Не надо было допрашивать. И вообще, наверно, он слишком грубо и прямо все высказал. Никакого не было у него навыка разговаривать с женщинами.
Странное бледно-солнечное пятно на потолке вдруг зарябило, где-то сверкнуло ярко-серебряными точками, и они побежали. И по этой бегущей ряби, по крохотным волнышкам, понял, наконец, Олег, что загадочная возвышенная туманность на потолке была просто отблеском лужи, не высохшей за окном у забора. Преображением простой лужи. А сейчас начал дуть ветерок.
Молчала Вега.
— Вы простите меня, пожалуйста! — повинился Олег. Ему приятно, даже сладко было перед ней виниться. — Я как-нибудь не так это сказал… — Он пытался вывернуть к ней голову, но не видел все равно. — Ведь это уничтожает все человеческое на земле. Ведь если этому поддаться, если это всё принять… — Он теперь с радостью отдавался своей прежней вере и убеждал — её!
И Вега вернулась! Она вступила в кадр — и ни того отчаяния, ни той резкости, которые ему прислышались, — не было в её лице, а обычная доброжелательная улыбка.
— Я и хочу, чтоб вы этого не принимали. Я и уверена была, что вы этого не принимаете.
И сияла даже.
Да это была девочка его детства, школьная подруга, как же он не узнал её!
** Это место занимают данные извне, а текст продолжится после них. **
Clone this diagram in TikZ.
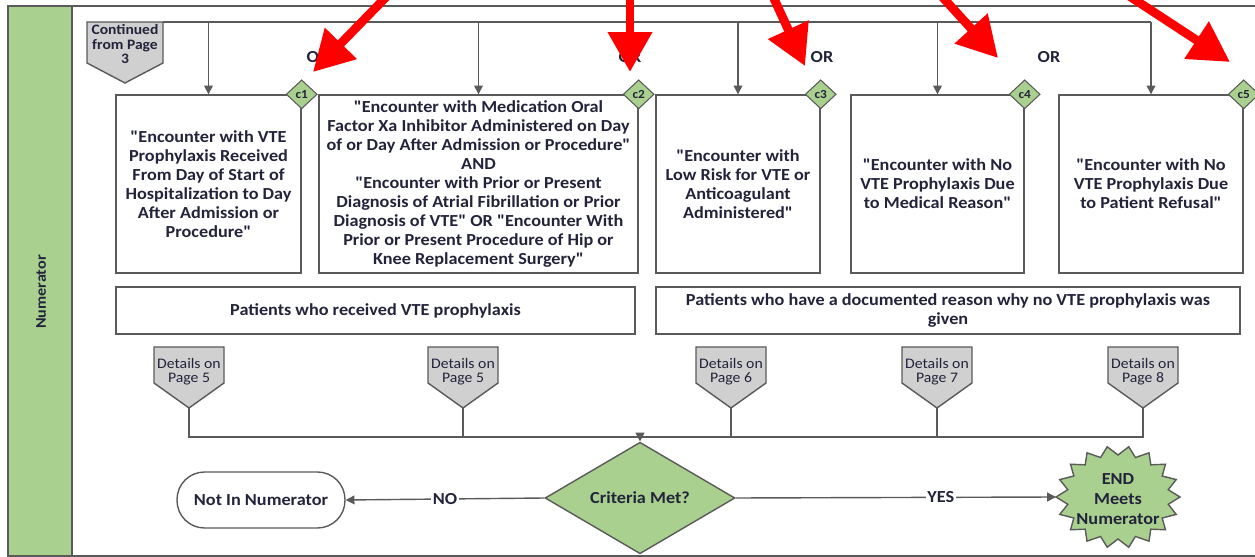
\documentclass[tikz,border=0pt]{standalone}
\usepackage{fontspec}
\setmainfont{Carlito}[Ligatures=TeXOff,FakeStretch=1.08]
\usetikzlibrary{shapes.geometric,arrows.meta}
\definecolor{bandgreen}{RGB}{169,208,142}
\definecolor{linegray}{RGB}{90,90,90}
\definecolor{offgray}{RGB}{208,208,208}
\definecolor{inkblue}{RGB}{35,35,60}
\begin{document}
\begin{tikzpicture}[x=0.02cm,y=-0.02cm,
    every node/.style={text=inkblue,font=\bfseries\fontsize{9.6}{10.8}\selectfont},
    critbox/.style={draw=linegray,line width=0.8pt,fill=white,align=center,inner sep=2pt},
    tag/.style={diamond,draw=linegray,line width=0.6pt,fill=bandgreen,minimum width=0.62cm,minimum height=0.58cm,inner sep=0pt,font=\bfseries\fontsize{7}{8}\selectfont},
    offpage/.style={draw=linegray,line width=0.8pt,fill=offgray},
    detail/.style={align=center,inner sep=0pt,font=\fontsize{8.3}{8}\selectfont},
    flow/.style={draw=linegray,line width=0.8pt},
    arr/.style={flow,-{Triangle[length=5pt,width=5pt]}},
    redarr/.style={red,line width=5pt,-{Triangle[length=0.8cm,width=0.85cm]}}]
    \useasboundingbox (0,0) rectangle (1255,557);
    \draw[linegray,line width=0.8pt] (8,6) rectangle (1275,556);
    \filldraw[fill=bandgreen,draw=linegray,line width=0.8pt] (8,6) rectangle (72,556);
    \node[rotate=90,font=\bfseries\fontsize{8.5}{10}\selectfont] (lane) at (41,292) {Numerator};

    \filldraw[offpage] (87,22) -- (163,22) -- (163,63) -- (125,83) -- (87,63) -- cycle;
    \node[detail,font=\bfseries\fontsize{8.2}{8.5}\selectfont] (cont) at (125,44) {Continued\\from Page\\3};
    \coordinate (contline) at (163,22);

    \node[critbox,minimum width=3.7cm,minimum height=3.56cm] (c1box) at (208.5,184)
        {"Encounter with VTE\\Prophylaxis Received\\From Day of Start of\\Hospitalization to Day\\After Admission or\\Procedure"};
    \node[critbox,minimum width=6.38cm,minimum height=3.56cm] (c2box) at (478.5,184)
        {"Encounter with Medication Oral\\Factor Xa Inhibitor Administered on Day\\of or Day After Admission or Procedure"\\AND\\"Encounter with Prior or Present\\Diagnosis of Atrial Fibrillation or Prior\\Diagnosis of VTE" OR "Encounter With\\Prior or Present Procedure of Hip or\\Knee Replacement Surgery"};
    \node[critbox,minimum width=3.28cm,minimum height=3.56cm] (c3box) at (738,184)
        {"Encounter with\\Low Risk for VTE or\\Anticoagulant\\Administered"};
    \node[critbox,minimum width=3.46cm,minimum height=3.56cm] (c4box) at (937.5,184)
        {"Encounter with No\\VTE Prophylaxis Due\\to Medical Reason"};
    \node[critbox,minimum width=3.68cm,minimum height=3.56cm] (c5box) at (1151,184)
        {"Encounter with No\\VTE Prophylaxis Due\\to Patient Refusal"};

    \draw[flow] (contline) -- (c5box.north |- contline);
    \foreach \b in {c1,c2,c3,c4,c5} {
        \draw[arr] (\b box.north |- contline) -- (\b box.north);
        \node[tag] (\b) at (\b box.north east) {\b};
    }

    \node (or1) at (318,57) {OR};
    \node (or2) at (630,57) {OR};
    \node (or3) at (822,57) {OR};
    \node (or4) at (1049,57) {OR};

    \node[critbox,minimum width=10.38cm,minimum height=0.94cm] (recv) at (375.5,310.5) {Patients who received VTE prophylaxis};
    \node[critbox,minimum width=11.68cm,minimum height=0.94cm] (reason) at (948,310.5)
        {Patients who have a documented reason why no VTE prophylaxis was\\given};

    \coordinate (bus) at (0,437);
    \foreach \n/\x/\p in {d1/189/5,d2/463/5,d3/731/6,d4/937/7,d5/1143/8} {
        \filldraw[offpage] (\x-35,347) -- (\x+35,347) -- (\x+35,383) -- (\x,408) -- (\x-35,383) -- cycle;
        \node[detail] (\n) at (\x,372) {Details on\\Page \p};
        \coordinate (\n tip) at (\x,408);
    }

    \node[diamond,draw=linegray,line width=0.8pt,fill=bandgreen,minimum width=3.8cm,minimum height=1.26cm,inner sep=0pt] (crit) at (640,498) {Criteria Met?};
    \node[draw=linegray,line width=0.8pt,rounded corners=0.55cm,minimum width=3.36cm,minimum height=1.12cm] (notin) at (261,500) {Not In Numerator};
    \filldraw[fill=bandgreen,draw=linegray,line width=0.8pt]
        plot[samples=37,domain=0:36,variable=\k] ({1118+(62-11*mod(\k,2))*cos(10*\k)},{497+(51-9*mod(\k,2))*sin(10*\k)}) -- cycle;
    \node[align=center,font=\bfseries\fontsize{9.6}{11.3}\selectfont] (done) at (1118,499) {END\\Meets\\Numerator};
    \coordinate (doneleft) at (1056,497);

    \draw[flow] (d1tip) |- (d5tip |- bus) -- (d5tip);
    \foreach \d in {d2,d3,d4} {
        \draw[flow] (\d tip) -- (\d tip |- bus);
    }
    \draw[arr] (crit.north |- bus) -- (crit.north);
    \draw[arr] (crit.west) -- node[fill=white,inner sep=1pt] {NO} (notin.east);
    \draw[arr] (crit.east) -- node[pos=0.64,fill=white,inner sep=1pt] {YES} (doneleft);

    \draw[redarr] (393,-10) -- (313,72);
    \draw[redarr] (630,-10) -- (630,72);
    \draw[redarr] (770,-10) -- (805,66);
    \draw[redarr] (936,-10) -- (998,58);
    \draw[redarr] (1120,-10) -- (1230,62);
\end{tikzpicture}
\end{document}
Что-то такое дружеское, такое простое хотелось ему сказать, вроде: "дай пять!" И пожать руку — ну, как хорошо, что мы разговорились!
Но его правая была под иглой.
Назвать бы прямо — Вегой! Или Верой!
Но было невозможно.
А кровь в ампуле между тем уже снизилась за половину. В чьём-то чужом теле — со своим характером, со своими мыслями, она текла ещё на днях — и вот вливалась теперь в него, красно-коричневое здоровье. И так-таки ничего не несла с собой?
Олег следил за порхающими руками Веги: как она подправила подушечку под локтем, вату под наконечником, провела пальцами по резиновой трубке и стала немного приподнимать с ампулой верхнюю передвижную часть стойки.
Даже не пожать эту руку, а — поцеловать хотелось бы ему.
Она вышла из клиники в праздничном настроении и тихо напевала, для себя одной слышимо, с закрытым ртом. В светло-песочном демисезонном пальто, уже без бот, потому что везде на улицах было сухо, она чувствовала себя легко, всю себя и ноги особенно — так невесомо шлось, можно было весь город наискосок.
Такой же солнечный как день, был и вечер, хотя уже прохладнел, а очень отдавал весной. Дико было бы лезть в автобус, душиться. Хотелось только идти пешком.
И она пошла.
Ничего в их городе не бывало красивее цветущего урюка. Вдруг захотелось ей сейчас, в обгон весны, непременно увидеть хоть один цветущий урюк — на счастье, за забором где-нибудь, за дувалом, хоть издали, эту воздушную розовость не спутать ни с чем.